Exercise directions: Write out all of the data exactly as it appears.
_____
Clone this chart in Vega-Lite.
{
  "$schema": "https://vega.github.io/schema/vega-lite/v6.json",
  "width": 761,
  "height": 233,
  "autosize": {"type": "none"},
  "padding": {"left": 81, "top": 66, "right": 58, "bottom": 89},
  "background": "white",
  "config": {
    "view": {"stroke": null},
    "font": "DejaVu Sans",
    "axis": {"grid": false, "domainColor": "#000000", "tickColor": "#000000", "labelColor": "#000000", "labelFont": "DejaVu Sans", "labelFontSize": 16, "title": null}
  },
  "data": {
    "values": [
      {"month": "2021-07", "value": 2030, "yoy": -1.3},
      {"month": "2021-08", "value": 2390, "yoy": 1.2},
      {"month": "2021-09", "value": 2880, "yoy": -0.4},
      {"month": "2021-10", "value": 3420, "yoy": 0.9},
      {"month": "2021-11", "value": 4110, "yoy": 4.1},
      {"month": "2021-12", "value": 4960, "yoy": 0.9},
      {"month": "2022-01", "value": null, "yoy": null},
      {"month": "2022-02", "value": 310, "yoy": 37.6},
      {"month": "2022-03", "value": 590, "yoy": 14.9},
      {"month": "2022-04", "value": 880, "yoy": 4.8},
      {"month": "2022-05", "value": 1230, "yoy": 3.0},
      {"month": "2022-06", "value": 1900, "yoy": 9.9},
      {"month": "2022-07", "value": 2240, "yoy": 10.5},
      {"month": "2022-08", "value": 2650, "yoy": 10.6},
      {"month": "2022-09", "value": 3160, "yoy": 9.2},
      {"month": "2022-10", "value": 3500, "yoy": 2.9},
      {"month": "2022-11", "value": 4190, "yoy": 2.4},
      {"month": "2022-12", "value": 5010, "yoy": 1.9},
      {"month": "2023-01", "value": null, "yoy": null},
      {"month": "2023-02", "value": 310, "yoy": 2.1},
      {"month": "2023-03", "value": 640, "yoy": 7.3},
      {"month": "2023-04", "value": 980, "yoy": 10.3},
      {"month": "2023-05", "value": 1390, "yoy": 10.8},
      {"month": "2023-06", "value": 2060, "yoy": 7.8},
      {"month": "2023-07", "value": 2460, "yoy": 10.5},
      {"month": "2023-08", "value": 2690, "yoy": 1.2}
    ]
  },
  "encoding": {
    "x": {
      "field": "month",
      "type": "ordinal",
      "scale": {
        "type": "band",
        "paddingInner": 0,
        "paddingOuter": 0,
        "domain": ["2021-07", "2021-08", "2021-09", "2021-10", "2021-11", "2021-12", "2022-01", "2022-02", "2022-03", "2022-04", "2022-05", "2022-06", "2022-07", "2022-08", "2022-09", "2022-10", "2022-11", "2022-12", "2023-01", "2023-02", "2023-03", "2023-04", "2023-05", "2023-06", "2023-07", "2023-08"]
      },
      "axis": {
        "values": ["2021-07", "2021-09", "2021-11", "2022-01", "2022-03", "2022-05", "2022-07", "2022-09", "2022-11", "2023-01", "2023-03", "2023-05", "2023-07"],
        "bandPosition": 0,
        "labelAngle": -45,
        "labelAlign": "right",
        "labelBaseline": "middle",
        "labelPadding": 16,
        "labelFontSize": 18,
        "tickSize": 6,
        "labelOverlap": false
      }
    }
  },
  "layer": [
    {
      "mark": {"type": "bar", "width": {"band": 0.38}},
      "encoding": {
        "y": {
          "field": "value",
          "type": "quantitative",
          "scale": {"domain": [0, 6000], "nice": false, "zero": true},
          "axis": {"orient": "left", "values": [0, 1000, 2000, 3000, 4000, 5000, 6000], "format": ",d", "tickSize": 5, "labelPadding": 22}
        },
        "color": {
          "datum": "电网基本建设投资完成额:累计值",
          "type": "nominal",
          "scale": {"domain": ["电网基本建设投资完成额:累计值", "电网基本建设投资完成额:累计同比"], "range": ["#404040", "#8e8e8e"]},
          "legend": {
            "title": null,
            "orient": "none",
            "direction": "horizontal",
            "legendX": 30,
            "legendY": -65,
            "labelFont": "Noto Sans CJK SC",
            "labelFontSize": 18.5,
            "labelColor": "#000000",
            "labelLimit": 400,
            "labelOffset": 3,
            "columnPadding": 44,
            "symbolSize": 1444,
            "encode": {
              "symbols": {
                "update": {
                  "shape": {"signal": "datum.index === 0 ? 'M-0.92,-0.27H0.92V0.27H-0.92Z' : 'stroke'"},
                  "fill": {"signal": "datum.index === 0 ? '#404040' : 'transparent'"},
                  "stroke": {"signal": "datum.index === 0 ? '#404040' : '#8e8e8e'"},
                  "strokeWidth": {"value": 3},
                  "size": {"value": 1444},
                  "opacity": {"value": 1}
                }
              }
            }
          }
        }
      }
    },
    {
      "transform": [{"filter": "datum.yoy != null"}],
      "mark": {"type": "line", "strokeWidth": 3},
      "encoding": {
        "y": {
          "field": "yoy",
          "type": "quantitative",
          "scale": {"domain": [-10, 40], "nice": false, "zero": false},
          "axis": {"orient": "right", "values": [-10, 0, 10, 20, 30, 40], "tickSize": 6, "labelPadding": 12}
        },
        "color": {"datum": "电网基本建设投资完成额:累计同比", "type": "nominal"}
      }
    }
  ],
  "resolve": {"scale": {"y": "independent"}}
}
_____
Task response:
Clone this chart in Vega-Lite.
{
  "$schema": "https://vega.github.io/schema/vega-lite/v6.json",
  "width": 761,
  "height": 233,
  "autosize": {"type": "none"},
  "padding": {"left": 81, "top": 66, "right": 58, "bottom": 89},
  "background": "white",
  "config": {
    "view": {"stroke": null},
    "font": "DejaVu Sans",
    "axis": {"grid": false, "domainColor": "#000000", "tickColor": "#000000", "labelColor": "#000000", "labelFont": "DejaVu Sans", "labelFontSize": 16, "title": null}
  },
  "data": {
    "values": [
      {"month": "2021-07", "value": 2030, "yoy": -1.3},
      {"month": "2021-08", "value": 2390, "yoy": 1.2},
      {"month": "2021-09", "value": 2880, "yoy": -0.4},
      {"month": "2021-10", "value": 3420, "yoy": 0.9},
      {"month": "2021-11", "value": 4110, "yoy": 4.1},
      {"month": "2021-12", "value": 4960, "yoy": 0.9},
      {"month": "2022-01", "value": null, "yoy": null},
      {"month": "2022-02", "value": 310, "yoy": 37.6},
      {"month": "2022-03", "value": 590, "yoy": 14.9},
      {"month": "2022-04", "value": 880, "yoy": 4.8},
      {"month": "2022-05", "value": 1230, "yoy": 3.0},
      {"month": "2022-06", "value": 1900, "yoy": 9.9},
      {"month": "2022-07", "value": 2240, "yoy": 10.5},
      {"month": "2022-08", "value": 2650, "yoy": 10.6},
      {"month": "2022-09", "value": 3160, "yoy": 9.2},
      {"month": "2022-10", "value": 3500, "yoy": 2.9},
      {"month": "2022-11", "value": 4190, "yoy": 2.4},
      {"month": "2022-12", "value": 5010, "yoy": 1.9},
      {"month": "2023-01", "value": null, "yoy": null},
      {"month": "2023-02", "value": 310, "yoy": 2.1},
      {"month": "2023-03", "value": 640, "yoy": 7.3},
      {"month": "2023-04", "value": 980, "yoy": 10.3},
      {"month": "2023-05", "value": 1390, "yoy": 10.8},
      {"month": "2023-06", "value": 2060, "yoy": 7.8},
      {"month": "2023-07", "value": 2460, "yoy": 10.5},
      {"month": "2023-08", "value": 2690, "yoy": 1.2}
    ]
  },
  "encoding": {
    "x": {
      "field": "month",
      "type": "ordinal",
      "scale": {
        "type": "band",
        "paddingInner": 0,
        "paddingOuter": 0,
        "domain": ["2021-07", "2021-08", "2021-09", "2021-10", "2021-11", "2021-12", "2022-01", "2022-02", "2022-03", "2022-04", "2022-05", "2022-06", "2022-07", "2022-08", "2022-09", "2022-10", "2022-11", "2022-12", "2023-01", "2023-02", "2023-03", "2023-04", "2023-05", "2023-06", "2023-07", "2023-08"]
      },
      "axis": {
        "values": ["2021-07", "2021-09", "2021-11", "2022-01", "2022-03", "2022-05", "2022-07", "2022-09", "2022-11", "2023-01", "2023-03", "2023-05", "2023-07"],
        "bandPosition": 0,
        "labelAngle": -45,
        "labelAlign": "right",
        "labelBaseline": "middle",
        "labelPadding": 16,
        "labelFontSize": 18,
        "tickSize": 6,
        "labelOverlap": false
      }
    }
  },
  "layer": [
    {
      "mark": {"type": "bar", "width": {"band": 0.38}},
      "encoding": {
        "y": {
          "field": "value",
          "type": "quantitative",
          "scale": {"domain": [0, 6000], "nice": false, "zero": true},
          "axis": {"orient": "left", "values": [0, 1000, 2000, 3000, 4000, 5000, 6000], "format": ",d", "tickSize": 5, "labelPadding": 22}
        },
        "color": {
          "datum": "电网基本建设投资完成额:累计值",
          "type": "nominal",
          "scale": {"domain": ["电网基本建设投资完成额:累计值", "电网基本建设投资完成额:累计同比"], "range": ["#404040", "#8e8e8e"]},
          "legend": {
            "title": null,
            "orient": "none",
            "direction": "horizontal",
            "legendX": 30,
            "legendY": -65,
            "labelFont": "Noto Sans CJK SC",
            "labelFontSize": 18.5,
            "labelColor": "#000000",
            "labelLimit": 400,
            "labelOffset": 3,
            "columnPadding": 44,
            "symbolSize": 1444,
            "encode": {
              "symbols": {
                "update": {
                  "shape": {"signal": "datum.index === 0 ? 'M-0.92,-0.27H0.92V0.27H-0.92Z' : 'stroke'"},
                  "fill": {"signal": "datum.index === 0 ? '#404040' : 'transparent'"},
                  "stroke": {"signal": "datum.index === 0 ? '#404040' : '#8e8e8e'"},
                  "strokeWidth": {"value": 3},
                  "size": {"value": 1444},
                  "opacity": {"value": 1}
                }
              }
            }
          }
        }
      }
    },
    {
      "transform": [{"filter": "datum.yoy != null"}],
      "mark": {"type": "line", "strokeWidth": 3},
      "encoding": {
        "y": {
          "field": "yoy",
          "type": "quantitative",
          "scale": {"domain": [-10, 40], "nice": false, "zero": false},
          "axis": {"orient": "right", "values": [-10, 0, 10, 20, 30, 40], "tickSize": 6, "labelPadding": 12}
        },
        "color": {"datum": "电网基本建设投资完成额:累计同比", "type": "nominal"}
      }
    }
  ],
  "resolve": {"scale": {"y": "independent"}}
}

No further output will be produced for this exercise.